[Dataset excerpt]
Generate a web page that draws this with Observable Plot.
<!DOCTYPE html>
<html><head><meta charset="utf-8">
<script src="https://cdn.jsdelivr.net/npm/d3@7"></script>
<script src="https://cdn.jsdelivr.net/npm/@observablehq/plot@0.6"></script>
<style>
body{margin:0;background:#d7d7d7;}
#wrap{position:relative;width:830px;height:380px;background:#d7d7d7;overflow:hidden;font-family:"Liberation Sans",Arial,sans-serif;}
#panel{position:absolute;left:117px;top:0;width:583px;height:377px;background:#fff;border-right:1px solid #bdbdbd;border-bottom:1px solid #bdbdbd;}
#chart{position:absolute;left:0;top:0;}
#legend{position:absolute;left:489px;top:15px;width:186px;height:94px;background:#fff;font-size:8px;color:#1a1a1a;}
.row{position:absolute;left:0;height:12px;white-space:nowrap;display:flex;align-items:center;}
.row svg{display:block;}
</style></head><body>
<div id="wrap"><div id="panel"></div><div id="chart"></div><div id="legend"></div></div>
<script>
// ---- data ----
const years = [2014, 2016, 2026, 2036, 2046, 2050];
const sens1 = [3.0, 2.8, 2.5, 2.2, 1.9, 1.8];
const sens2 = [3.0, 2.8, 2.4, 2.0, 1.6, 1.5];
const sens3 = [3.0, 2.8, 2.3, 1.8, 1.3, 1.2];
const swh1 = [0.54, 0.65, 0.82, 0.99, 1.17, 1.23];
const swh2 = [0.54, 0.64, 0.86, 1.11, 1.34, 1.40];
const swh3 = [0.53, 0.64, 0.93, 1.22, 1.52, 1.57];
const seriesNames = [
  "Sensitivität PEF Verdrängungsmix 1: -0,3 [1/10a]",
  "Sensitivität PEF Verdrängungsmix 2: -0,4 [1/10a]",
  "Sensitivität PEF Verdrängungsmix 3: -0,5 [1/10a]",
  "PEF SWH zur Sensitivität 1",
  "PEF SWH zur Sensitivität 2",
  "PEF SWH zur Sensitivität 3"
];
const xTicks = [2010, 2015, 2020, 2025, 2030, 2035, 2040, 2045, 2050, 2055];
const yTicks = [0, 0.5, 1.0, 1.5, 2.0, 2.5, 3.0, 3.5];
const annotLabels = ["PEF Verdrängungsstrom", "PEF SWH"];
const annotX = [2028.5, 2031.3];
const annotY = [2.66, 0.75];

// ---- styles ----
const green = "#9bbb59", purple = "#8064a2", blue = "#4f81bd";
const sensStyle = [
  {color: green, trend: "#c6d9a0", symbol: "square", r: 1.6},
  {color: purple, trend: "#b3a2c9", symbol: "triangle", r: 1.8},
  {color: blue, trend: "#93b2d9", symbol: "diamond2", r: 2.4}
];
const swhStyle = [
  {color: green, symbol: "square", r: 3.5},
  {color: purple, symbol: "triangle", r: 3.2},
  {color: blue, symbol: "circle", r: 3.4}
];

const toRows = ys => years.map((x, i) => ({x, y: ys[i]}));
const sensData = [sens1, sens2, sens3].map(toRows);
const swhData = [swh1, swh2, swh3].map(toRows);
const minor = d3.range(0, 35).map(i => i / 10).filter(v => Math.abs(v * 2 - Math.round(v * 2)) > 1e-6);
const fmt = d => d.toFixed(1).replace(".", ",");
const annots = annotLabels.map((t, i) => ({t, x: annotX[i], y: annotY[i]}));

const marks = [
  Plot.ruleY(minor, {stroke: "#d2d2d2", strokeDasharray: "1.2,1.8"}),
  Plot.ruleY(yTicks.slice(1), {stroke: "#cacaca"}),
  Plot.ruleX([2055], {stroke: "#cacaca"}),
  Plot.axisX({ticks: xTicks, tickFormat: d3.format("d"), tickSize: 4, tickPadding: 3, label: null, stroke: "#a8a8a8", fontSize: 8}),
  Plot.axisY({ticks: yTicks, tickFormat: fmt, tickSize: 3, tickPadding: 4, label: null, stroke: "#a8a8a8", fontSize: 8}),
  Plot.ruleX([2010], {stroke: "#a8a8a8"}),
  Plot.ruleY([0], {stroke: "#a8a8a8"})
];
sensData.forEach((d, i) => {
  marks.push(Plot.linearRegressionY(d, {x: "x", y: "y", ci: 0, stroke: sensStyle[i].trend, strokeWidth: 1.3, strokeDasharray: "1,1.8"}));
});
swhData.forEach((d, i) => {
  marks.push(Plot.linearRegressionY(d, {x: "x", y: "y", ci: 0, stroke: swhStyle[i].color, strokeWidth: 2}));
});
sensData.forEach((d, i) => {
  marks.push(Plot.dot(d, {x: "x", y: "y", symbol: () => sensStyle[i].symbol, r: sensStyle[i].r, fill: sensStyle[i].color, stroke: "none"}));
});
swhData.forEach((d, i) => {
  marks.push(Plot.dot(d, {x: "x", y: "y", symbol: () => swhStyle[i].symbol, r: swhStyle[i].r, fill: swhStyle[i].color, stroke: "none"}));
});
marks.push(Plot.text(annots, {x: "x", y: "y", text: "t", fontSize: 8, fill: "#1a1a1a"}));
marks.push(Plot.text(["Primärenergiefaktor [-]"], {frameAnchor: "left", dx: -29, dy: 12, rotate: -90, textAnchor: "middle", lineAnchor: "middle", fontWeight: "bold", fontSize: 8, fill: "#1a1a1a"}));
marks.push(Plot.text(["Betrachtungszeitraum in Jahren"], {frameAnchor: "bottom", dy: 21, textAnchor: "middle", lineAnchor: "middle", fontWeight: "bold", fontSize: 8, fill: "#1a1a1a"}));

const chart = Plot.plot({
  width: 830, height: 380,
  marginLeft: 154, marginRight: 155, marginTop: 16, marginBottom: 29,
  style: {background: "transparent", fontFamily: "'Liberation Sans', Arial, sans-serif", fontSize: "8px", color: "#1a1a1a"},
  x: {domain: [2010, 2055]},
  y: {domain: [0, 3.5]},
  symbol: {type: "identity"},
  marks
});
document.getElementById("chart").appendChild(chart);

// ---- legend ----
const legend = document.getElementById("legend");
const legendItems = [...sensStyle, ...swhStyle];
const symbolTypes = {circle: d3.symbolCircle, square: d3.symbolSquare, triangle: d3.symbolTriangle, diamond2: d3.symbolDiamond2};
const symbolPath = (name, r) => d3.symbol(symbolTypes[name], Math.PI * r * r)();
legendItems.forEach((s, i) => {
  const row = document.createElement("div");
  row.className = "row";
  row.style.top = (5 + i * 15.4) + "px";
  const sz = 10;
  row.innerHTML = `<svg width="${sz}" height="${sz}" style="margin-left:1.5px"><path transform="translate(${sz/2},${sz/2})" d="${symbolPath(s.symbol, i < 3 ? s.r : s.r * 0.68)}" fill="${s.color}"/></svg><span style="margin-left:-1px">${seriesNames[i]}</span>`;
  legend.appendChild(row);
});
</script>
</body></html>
---
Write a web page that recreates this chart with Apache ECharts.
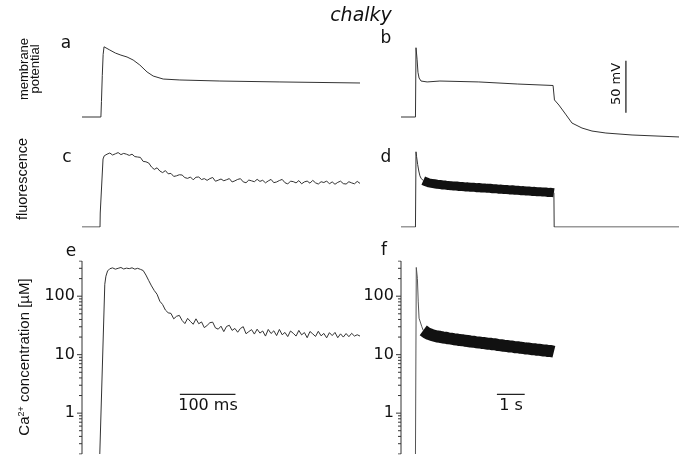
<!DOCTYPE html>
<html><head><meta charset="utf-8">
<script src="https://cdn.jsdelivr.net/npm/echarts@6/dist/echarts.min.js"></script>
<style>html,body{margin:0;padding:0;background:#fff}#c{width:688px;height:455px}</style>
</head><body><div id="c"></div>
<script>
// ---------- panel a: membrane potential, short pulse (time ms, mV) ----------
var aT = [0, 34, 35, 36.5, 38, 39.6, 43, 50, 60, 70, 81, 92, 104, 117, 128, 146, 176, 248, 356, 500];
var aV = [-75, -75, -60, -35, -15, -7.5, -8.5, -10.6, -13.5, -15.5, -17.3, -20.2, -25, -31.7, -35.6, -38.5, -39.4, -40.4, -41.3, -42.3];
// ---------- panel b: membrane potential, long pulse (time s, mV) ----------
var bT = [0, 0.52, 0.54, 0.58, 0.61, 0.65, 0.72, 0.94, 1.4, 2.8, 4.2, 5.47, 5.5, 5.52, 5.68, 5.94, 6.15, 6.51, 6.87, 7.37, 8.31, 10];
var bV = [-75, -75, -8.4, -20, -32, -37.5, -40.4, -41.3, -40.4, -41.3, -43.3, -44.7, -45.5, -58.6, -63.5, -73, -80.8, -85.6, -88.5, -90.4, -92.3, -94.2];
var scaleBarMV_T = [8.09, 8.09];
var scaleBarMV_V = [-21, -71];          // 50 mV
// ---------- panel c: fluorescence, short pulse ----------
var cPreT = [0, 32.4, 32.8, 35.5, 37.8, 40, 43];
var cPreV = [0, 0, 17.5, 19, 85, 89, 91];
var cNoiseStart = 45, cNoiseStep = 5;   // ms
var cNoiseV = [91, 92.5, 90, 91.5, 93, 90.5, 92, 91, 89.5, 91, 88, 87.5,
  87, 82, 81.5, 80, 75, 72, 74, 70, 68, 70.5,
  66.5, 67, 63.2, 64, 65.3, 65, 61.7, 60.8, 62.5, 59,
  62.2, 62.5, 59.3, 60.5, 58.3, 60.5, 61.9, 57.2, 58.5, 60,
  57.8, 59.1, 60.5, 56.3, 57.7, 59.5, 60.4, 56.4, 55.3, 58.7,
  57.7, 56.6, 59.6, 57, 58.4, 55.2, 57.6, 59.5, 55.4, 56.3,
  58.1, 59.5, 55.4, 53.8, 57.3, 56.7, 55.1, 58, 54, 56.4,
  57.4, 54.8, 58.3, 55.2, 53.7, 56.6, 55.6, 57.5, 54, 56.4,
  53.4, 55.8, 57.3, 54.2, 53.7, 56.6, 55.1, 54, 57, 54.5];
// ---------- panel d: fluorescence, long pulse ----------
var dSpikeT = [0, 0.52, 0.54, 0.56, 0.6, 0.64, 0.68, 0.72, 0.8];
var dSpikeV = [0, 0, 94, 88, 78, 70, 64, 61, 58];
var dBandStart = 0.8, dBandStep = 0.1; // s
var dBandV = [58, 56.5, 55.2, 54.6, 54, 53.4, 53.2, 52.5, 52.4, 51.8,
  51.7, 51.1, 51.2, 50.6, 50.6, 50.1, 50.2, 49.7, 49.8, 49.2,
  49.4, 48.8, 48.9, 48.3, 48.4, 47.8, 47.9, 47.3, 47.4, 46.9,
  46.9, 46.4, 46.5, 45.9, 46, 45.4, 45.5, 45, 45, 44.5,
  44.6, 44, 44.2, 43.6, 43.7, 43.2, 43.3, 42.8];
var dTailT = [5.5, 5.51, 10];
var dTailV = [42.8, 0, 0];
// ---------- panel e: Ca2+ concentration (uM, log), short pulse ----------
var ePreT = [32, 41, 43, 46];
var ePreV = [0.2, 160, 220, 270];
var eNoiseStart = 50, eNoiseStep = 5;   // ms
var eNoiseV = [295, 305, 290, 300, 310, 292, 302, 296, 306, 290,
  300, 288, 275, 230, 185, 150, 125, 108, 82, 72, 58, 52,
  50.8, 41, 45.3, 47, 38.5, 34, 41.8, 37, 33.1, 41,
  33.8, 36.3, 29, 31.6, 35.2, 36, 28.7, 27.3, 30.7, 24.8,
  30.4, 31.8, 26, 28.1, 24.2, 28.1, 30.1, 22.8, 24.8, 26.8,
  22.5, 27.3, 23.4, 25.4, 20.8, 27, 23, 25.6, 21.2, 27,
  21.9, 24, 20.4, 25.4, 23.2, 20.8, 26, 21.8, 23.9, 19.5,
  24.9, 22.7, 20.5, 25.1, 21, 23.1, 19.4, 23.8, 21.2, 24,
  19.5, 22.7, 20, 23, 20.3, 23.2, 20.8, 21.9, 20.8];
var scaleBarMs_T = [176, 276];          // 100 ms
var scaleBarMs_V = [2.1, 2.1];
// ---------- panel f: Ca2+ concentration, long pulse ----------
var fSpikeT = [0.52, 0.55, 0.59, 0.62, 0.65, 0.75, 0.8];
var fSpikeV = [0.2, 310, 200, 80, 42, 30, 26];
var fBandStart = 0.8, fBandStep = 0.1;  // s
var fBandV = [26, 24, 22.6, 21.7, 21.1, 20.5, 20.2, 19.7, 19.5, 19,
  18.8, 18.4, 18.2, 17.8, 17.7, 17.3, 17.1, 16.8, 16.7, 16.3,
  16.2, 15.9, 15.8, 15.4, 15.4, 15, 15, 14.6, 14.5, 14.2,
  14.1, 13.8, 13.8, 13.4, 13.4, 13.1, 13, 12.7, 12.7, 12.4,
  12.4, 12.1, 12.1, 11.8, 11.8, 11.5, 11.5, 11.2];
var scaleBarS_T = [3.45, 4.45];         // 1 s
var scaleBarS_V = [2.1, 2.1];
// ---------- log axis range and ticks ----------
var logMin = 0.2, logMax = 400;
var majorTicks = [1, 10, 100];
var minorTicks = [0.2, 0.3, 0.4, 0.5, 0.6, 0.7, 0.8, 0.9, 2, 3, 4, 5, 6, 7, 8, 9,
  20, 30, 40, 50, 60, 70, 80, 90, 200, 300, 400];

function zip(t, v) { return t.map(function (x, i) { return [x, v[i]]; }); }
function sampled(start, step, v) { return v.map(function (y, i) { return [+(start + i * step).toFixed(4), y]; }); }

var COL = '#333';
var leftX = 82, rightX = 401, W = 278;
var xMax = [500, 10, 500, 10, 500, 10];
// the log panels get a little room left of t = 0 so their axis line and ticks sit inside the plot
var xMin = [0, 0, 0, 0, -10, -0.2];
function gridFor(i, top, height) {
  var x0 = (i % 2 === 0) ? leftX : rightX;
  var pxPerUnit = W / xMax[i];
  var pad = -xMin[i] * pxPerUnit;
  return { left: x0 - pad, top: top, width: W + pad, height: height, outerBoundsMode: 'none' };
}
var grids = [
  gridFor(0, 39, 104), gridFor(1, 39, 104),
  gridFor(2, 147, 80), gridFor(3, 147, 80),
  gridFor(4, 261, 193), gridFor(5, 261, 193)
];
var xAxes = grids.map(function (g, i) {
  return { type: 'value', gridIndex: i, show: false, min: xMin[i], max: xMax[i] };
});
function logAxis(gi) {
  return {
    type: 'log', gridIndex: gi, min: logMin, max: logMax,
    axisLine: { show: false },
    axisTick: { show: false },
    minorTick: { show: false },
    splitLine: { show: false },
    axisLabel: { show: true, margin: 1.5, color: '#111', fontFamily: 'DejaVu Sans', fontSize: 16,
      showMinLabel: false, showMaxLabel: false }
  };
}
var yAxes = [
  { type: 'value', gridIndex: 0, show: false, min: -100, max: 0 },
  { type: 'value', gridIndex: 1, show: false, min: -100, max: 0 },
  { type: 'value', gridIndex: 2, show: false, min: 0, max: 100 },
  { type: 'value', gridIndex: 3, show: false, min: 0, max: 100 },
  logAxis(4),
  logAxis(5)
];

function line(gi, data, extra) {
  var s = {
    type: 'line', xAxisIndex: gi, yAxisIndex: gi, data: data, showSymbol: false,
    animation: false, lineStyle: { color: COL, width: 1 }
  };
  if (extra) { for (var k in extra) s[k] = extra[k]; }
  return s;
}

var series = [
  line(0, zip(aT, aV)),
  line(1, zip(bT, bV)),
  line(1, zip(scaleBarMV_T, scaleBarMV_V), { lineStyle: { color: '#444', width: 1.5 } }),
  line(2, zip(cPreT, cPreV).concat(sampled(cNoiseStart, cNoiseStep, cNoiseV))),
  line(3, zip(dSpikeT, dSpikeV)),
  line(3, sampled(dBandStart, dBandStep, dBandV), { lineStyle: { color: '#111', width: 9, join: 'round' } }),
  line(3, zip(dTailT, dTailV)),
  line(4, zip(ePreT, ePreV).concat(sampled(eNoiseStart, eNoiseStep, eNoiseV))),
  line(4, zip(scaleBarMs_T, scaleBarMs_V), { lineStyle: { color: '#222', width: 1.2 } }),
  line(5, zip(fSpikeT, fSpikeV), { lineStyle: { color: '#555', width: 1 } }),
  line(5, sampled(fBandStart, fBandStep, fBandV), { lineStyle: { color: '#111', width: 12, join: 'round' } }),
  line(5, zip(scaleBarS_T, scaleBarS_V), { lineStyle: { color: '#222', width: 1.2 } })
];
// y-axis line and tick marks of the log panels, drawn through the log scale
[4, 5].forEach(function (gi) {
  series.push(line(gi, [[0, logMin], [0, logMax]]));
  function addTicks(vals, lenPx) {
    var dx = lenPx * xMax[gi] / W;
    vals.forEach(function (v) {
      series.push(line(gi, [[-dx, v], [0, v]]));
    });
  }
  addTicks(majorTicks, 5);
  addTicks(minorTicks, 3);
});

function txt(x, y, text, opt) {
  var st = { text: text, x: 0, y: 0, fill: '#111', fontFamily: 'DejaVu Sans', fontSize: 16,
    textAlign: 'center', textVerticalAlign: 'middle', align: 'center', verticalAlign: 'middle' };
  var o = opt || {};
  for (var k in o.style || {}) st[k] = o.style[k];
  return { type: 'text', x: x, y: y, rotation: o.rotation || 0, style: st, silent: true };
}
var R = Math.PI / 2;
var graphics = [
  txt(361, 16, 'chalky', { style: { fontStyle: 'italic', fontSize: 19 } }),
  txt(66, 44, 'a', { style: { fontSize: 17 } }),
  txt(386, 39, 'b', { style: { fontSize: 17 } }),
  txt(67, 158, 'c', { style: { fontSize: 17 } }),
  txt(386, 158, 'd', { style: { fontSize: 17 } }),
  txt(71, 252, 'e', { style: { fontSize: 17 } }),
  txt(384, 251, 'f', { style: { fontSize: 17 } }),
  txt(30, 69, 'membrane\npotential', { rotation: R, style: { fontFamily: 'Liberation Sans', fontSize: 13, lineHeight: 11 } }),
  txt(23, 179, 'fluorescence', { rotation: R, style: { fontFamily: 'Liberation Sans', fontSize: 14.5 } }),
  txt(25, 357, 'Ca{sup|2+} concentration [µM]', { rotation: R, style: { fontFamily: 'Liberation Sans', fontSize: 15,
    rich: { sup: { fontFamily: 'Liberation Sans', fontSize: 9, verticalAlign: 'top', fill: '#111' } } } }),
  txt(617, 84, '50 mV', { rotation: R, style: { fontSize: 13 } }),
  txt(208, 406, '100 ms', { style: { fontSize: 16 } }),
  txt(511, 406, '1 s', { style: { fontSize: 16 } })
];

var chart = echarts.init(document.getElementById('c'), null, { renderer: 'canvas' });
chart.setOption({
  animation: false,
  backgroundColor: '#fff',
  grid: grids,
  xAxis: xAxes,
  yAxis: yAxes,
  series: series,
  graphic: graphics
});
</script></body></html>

*EXERCISE REQUIREMENTS*: From the listing, tally every line with the word "that" in it and give only the tally.

*SOLVED EXERCISE*: 2